In Florida, legislators have called to eliminate the time change and make Daylight Saving Time permanent.

“Soon, we will have to comply with the senseless twice a year ‘time change,” Sen. Marc Rubio tweeted Wednesday. “We need to pass my bill to make daylight savings permanent. More daylight in the evenings results in fewer car accidents and robberies.
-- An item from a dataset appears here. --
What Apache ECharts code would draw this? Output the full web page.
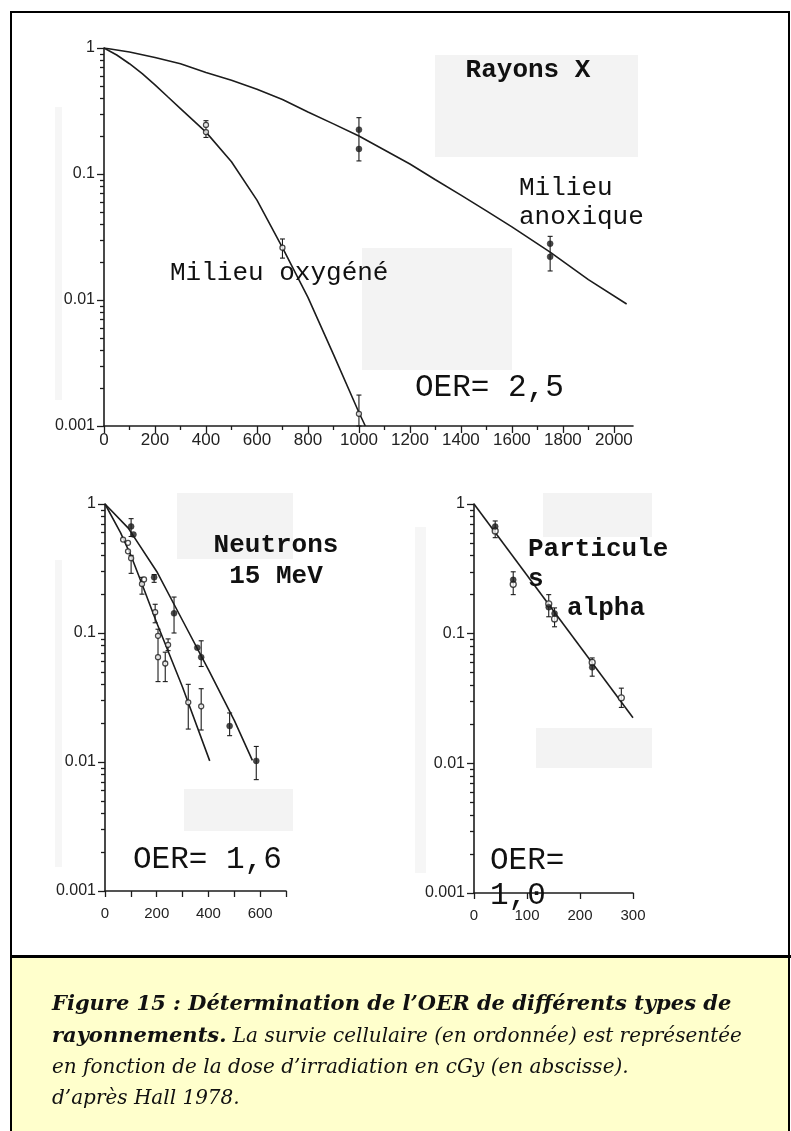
<!DOCTYPE html>
<html><head><meta charset="utf-8">
<script src="https://cdn.jsdelivr.net/npm/echarts@6/dist/echarts.min.js"></script>
<style>html,body{margin:0;padding:0;background:#fff}#c{width:791px;height:1131px}</style>
</head><body><div id="c"></div>
<script>
// ---------- DATA ----------
// Rayons X : fitted curves (dose cGy, survival)
const xOxicCurveDose = [0, 50, 100, 150, 200, 250, 300, 400, 500, 600, 700, 800, 900, 1000, 1025];
const xOxicCurveSurv = [1, 0.88, 0.75, 0.625, 0.51, 0.41, 0.33, 0.215, 0.125, 0.062, 0.026, 0.0105, 0.0037, 0.00128, 0.001];
const xAnoxCurveDose = [0, 100, 200, 300, 400, 500, 600, 700, 800, 900, 1000, 1100, 1200, 1300, 1400, 1500, 1600, 1750, 1900, 2050];
const xAnoxCurveSurv = [1, 0.93, 0.84, 0.75, 0.64, 0.555, 0.47, 0.39, 0.31, 0.25, 0.2, 0.155, 0.12, 0.09, 0.068, 0.051, 0.038, 0.024, 0.0145, 0.0093];
// Rayons X : measured points
const xOxicPtDose = [400, 400, 700, 1000];
const xOxicPtSurv = [0.245, 0.215, 0.026, 0.00125];
const xAnoxPtDose = [1000, 1000, 1750, 1750];
const xAnoxPtSurv = [0.225, 0.158, 0.028, 0.022];
// Rayons X : error bars
const xErrDose = [400, 700, 1000, 1000, 1750];
const xErrLow  = [0.195, 0.0215, 0.001, 0.127, 0.017];
const xErrHigh = [0.265, 0.0305, 0.00176, 0.28, 0.032];

// Neutrons 15 MeV
const nAnoxCurveDose = [0, 90, 200, 300, 400, 500, 570];
const nAnoxCurveSurv = [1, 0.65, 0.3, 0.125, 0.052, 0.021, 0.0103];
const nOxicCurveDose = [0, 60, 100, 150, 200, 300, 405];
const nOxicCurveSurv = [1, 0.6, 0.4, 0.22, 0.12, 0.038, 0.0102];
const nAnoxPtDose = [101, 110, 190, 267, 357, 372, 482, 585];
const nAnoxPtSurv = [0.67, 0.58, 0.27, 0.142, 0.077, 0.065, 0.019, 0.0102];
const nOxicPtDose = [70, 89, 89, 101, 143, 151, 194, 205, 205, 233, 244, 322, 372];
const nOxicPtSurv = [0.53, 0.5, 0.43, 0.38, 0.24, 0.26, 0.145, 0.095, 0.065, 0.058, 0.081, 0.029, 0.027];
const nErrDose = [101, 190, 267, 372, 482, 585, 101, 143, 194, 205, 233, 244, 322, 372];
const nErrLow  = [0.56, 0.247, 0.1, 0.055, 0.016, 0.0073, 0.29, 0.2, 0.12, 0.042, 0.042, 0.073, 0.018, 0.0177];
const nErrHigh = [0.77, 0.284, 0.19, 0.087, 0.024, 0.0132, 0.40, 0.27, 0.167, 0.107, 0.071, 0.09, 0.04, 0.037];

// Particules alpha
const aCurveDose = [0, 300];
const aCurveSurv = [1, 0.0225];
const aFilledDose = [40, 74, 141, 152, 223];
const aFilledSurv = [0.67, 0.26, 0.16, 0.143, 0.055];
const aOpenDose = [40, 74, 141, 152, 223, 278];
const aOpenSurv = [0.62, 0.24, 0.17, 0.13, 0.06, 0.032];
const aErrDose = [40, 74, 141, 152, 223, 278];
const aErrLow  = [0.55, 0.2, 0.135, 0.113, 0.047, 0.027];
const aErrHigh = [0.74, 0.3, 0.2, 0.158, 0.065, 0.038];

// Tick labels
const yTickLabels = ['0.001', '0.01', '0.1', '1'];
const xRayMajor = [0, 200, 400, 600, 800, 1000, 1200, 1400, 1600, 1800, 2000];
const xRayMinor = [100, 300, 500, 700, 900, 1100, 1300, 1500, 1700, 1900];

// ---------- BUILD ----------
const zip = (a, b) => a.map((v, i) => [v, b[i]]);
const zip3 = (a, b, c) => a.map((v, i) => [v, b[i], c[i]]);
const INK = '#1c1c1c';
const minorLog = [];
[-3, -2, -1].forEach(e => { for (let m = 2; m <= 9; m++) minorLog.push(Math.log10(m) + e); });

function errRender(params, api) {
  const x = api.value(0), lo = api.value(1), hi = api.value(2);
  const p1 = api.coord([x, lo]), p2 = api.coord([x, hi]);
  const w = 2.5, st = { stroke: INK, lineWidth: 1.1 };
  return { type: 'group', children: [
    { type: 'line', shape: { x1: p1[0], y1: p1[1], x2: p2[0], y2: p2[1] }, style: st },
    { type: 'line', shape: { x1: p1[0] - w, y1: p1[1], x2: p1[0] + w, y2: p1[1] }, style: st },
    { type: 'line', shape: { x1: p2[0] - w, y1: p2[1], x2: p2[0] + w, y2: p2[1] }, style: st }
  ]};
}

const grids = [
  { left: 104, top: 48, width: 529, height: 378 },
  { left: 105, top: 504, width: 181, height: 387 },
  { left: 474, top: 504, width: 159, height: 389 }
];

const axisLineSt = { onZero: false, lineStyle: { color: INK, width: 1.6 } };
const noLine = { show: false, onZero: false };
const tickSt = { color: INK, width: 1.3 };
const labelSt = { color: '#222', fontFamily: 'Liberation Sans', fontSize: 16 };

const xAxes = [
  { gridIndex: 0, type: 'value', position: 'bottom', min: 0, max: 2075, axisLine: axisLineSt, splitLine: { show: false },
    axisTick: { customValues: xRayMajor, length: 7, lineStyle: tickSt },
    axisLabel: { customValues: xRayMajor, margin: 6, ...labelSt, fontSize: 17, formatter: v => String(v) } },
  { gridIndex: 0, type: 'value', position: 'bottom', min: 0, max: 2075, axisLine: noLine, splitLine: { show: false },
    axisTick: { customValues: xRayMinor, length: 4, lineStyle: tickSt }, axisLabel: { show: false } },
  { gridIndex: 1, type: 'value', position: 'bottom', min: 0, max: 700, interval: 100, axisLine: axisLineSt, splitLine: { show: false },
    axisTick: { length: 6, lineStyle: tickSt },
    axisLabel: { margin: 15, ...labelSt, fontSize: 15, formatter: v => (v % 200 === 0 ? String(v) : '') } },
  { gridIndex: 2, type: 'value', position: 'bottom', min: 0, max: 300, interval: 100, axisLine: axisLineSt, splitLine: { show: false },
    axisTick: { length: 6, lineStyle: tickSt },
    axisLabel: { margin: 15, ...labelSt, fontSize: 15, formatter: v => String(v) } }
];

const yAxes = [];
[0, 1, 2].forEach(g => {
  yAxes.push({ gridIndex: g, type: 'log', position: 'left', logBase: 10, min: 0.001, max: 1, interval: 1,
    axisLine: axisLineSt, splitLine: { show: false }, axisTick: { length: 7, lineStyle: tickSt },
    axisLabel: { margin: 9, ...labelSt, formatter: v => {
      const i = Math.round(Math.log10(v)) + 3; return yTickLabels[i] || ''; } } });
  yAxes.push({ gridIndex: g, type: 'value', position: 'left', offset: 0, min: -3, max: 0, axisLine: noLine, splitLine: { show: false },
    axisTick: { customValues: minorLog, length: 4, lineStyle: tickSt }, axisLabel: { show: false } });
});

function curve(xi, yi, d, s) {
  return { type: 'line', xAxisIndex: xi, yAxisIndex: yi, data: zip(d, s), symbol: 'none',
    smooth: false, lineStyle: { color: INK, width: 1.6 }, z: 3 };
}
function pts(xi, yi, d, s, open, size) {
  return { type: 'scatter', xAxisIndex: xi, yAxisIndex: yi, data: zip(d, s), symbol: 'circle',
    symbolSize: size || 6, z: 5,
    itemStyle: open ? { color: '#fff', borderColor: INK, borderWidth: 1.3 } : { color: INK, borderColor: INK, borderWidth: 0.5 } };
}
function errs(xi, yi, d, lo, hi) {
  return { type: 'custom', xAxisIndex: xi, yAxisIndex: yi, data: zip3(d, lo, hi),
    encode: { x: 0, y: [1, 2] }, renderItem: errRender, z: 4 };
}

const series = [
  curve(0, 0, xOxicCurveDose, xOxicCurveSurv),
  curve(0, 0, xAnoxCurveDose, xAnoxCurveSurv),
  errs(0, 0, xErrDose, xErrLow, xErrHigh),
  pts(0, 0, xOxicPtDose, xOxicPtSurv, true, 5),
  pts(0, 0, xAnoxPtDose, xAnoxPtSurv, false, 6),

  curve(2, 2, nAnoxCurveDose, nAnoxCurveSurv),
  curve(2, 2, nOxicCurveDose, nOxicCurveSurv),
  errs(2, 2, nErrDose, nErrLow, nErrHigh),
  pts(2, 2, nOxicPtDose, nOxicPtSurv, true, 5),
  pts(2, 2, nAnoxPtDose, nAnoxPtSurv, false, 6),

  curve(3, 4, aCurveDose, aCurveSurv),
  errs(3, 4, aErrDose, aErrLow, aErrHigh),
  pts(3, 4, aOpenDose, aOpenSurv, true, 6),
  pts(3, 4, aFilledDose, aFilledSurv, false, 6)
];

const mono = 'Liberation Mono, Courier New, monospace';
const patch = '#f3f3f3';
function rect(x, y, w, h, fill) { return { type: 'rect', shape: { x, y, width: w, height: h }, style: { fill: fill || patch }, z: 0, silent: true }; }
function txt(x, y, text, opts) {
  return { type: 'text', x, y, z: 50, style: Object.assign({ text, fill: '#111', font: '26px ' + mono,
    textAlign: 'left', textVerticalAlign: 'middle' }, opts || {}) };
}

const serif = 'DejaVu Serif';
const graphic = [
  // faint scan patches
  rect(435, 55, 203, 102), rect(362, 248, 150, 122),
  rect(177, 493, 116, 66), rect(184, 789, 109, 42),
  rect(543, 493, 109, 44), rect(536, 728, 116, 40),
  rect(55, 107, 7, 293, '#f6f6f6'), rect(55, 560, 7, 307, '#f6f6f6'), rect(415, 527, 11, 346, '#f6f6f6'),
  // caption box
  rect(11, 957, 779, 180, '#ffffcc'),
  { type: 'line', shape: { x1: 10, y1: 956.5, x2: 791, y2: 956.5 }, style: { stroke: '#000', lineWidth: 3 }, z: 60 },
  { type: 'rect', shape: { x: 11, y: 12, width: 778, height: 1140 }, style: { fill: null, stroke: '#000', lineWidth: 2 }, z: 60 },
  // annotations (y = vertical centre)
  txt(528, 70, 'Rayons X', { font: 'bold 26px ' + mono, textAlign: 'center' }),
  txt(519, 188, 'Milieu'),
  txt(519, 217, 'anoxique'),
  txt(170, 273, 'Milieu oxygéné'),
  txt(415, 388, 'OER= 2,5', { font: '31px ' + mono }),
  txt(276, 545, 'Neutrons', { font: 'bold 26px ' + mono, textAlign: 'center' }),
  txt(276, 576, '15 MeV', { font: 'bold 26px ' + mono, textAlign: 'center' }),
  txt(133, 860, 'OER= 1,6', { font: '31px ' + mono }),
  txt(528, 549, 'Particule', { font: 'bold 26px ' + mono }),
  txt(528, 579, 's', { font: 'bold 26px ' + mono }),
  txt(567, 608, 'alpha', { font: 'bold 26px ' + mono }),
  txt(490, 861, 'OER=', { font: '31px ' + mono }),
  txt(490, 896, '1,0', { font: '31px ' + mono }),
  // caption text (y = top)
  { type: 'text', x: 52, y: 994, z: 61, style: { text: '{b|Figure 15 : Détermination de l’OER de différents types de}',
      textVerticalAlign: 'top', rich: { b: { font: 'italic bold 21px ' + serif, fill: '#111' } } } },
  { type: 'text', x: 52, y: 1026, z: 61, style: { text: '{b|rayonnements.}{i| La survie cellulaire (en ordonnée) est représentée}',
      textVerticalAlign: 'top', rich: { b: { font: 'italic bold 21px ' + serif, fill: '#111' }, i: { font: 'italic 20px ' + serif, fill: '#111' } } } },
  { type: 'text', x: 52, y: 1058, z: 61, style: { text: 'en fonction de la dose d’irradiation en cGy (en abscisse).',
      font: 'italic 20px ' + serif, fill: '#111', textVerticalAlign: 'top' } },
  { type: 'text', x: 52, y: 1089, z: 61, style: { text: 'd’après Hall 1978.',
      font: 'italic 20px ' + serif, fill: '#111', textVerticalAlign: 'top' } }
];

const chart = echarts.init(document.getElementById('c'), null, { renderer: 'canvas' });
chart.setOption({
  animation: false,
  backgroundColor: '#fff',
  grid: grids,
  xAxis: xAxes,
  yAxis: yAxes,
  series,
  graphic
});
</script>
</body></html>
And it allows kids to play outside longer.”

However, some parents and teachers oppose year-round DST because it would create darker winter mornings, which they say could put children’s safety at risk, The Washington Post reported.

The United States last experimented with year-round DST amid the 1970s energy crisis from 1974 to October 1975, but with critics opposing sending children to school in the dark, the experiment was scrapped, and clocks were switched back to standard time in winter months.

“Permanent #StandardTime — not perma-DST — is best for health/safety,” Jay Pea, founder of Save Standard Time, tweeted Saturday.

DST has begun on the second Sunday in March since 2007 with Hawaii and Arizona being the only two states that don’t observe it.

Germany was the first country to observe DST in 1916 to conserve energy during World War I and the rest of Europe followed. In 1918, the United States government standardized DST for the states who chose to have it. Congress abolished DST after the end of WWI, and it wasn’t used again until World War II, when DST became mandatory nationwide to save wartime resources.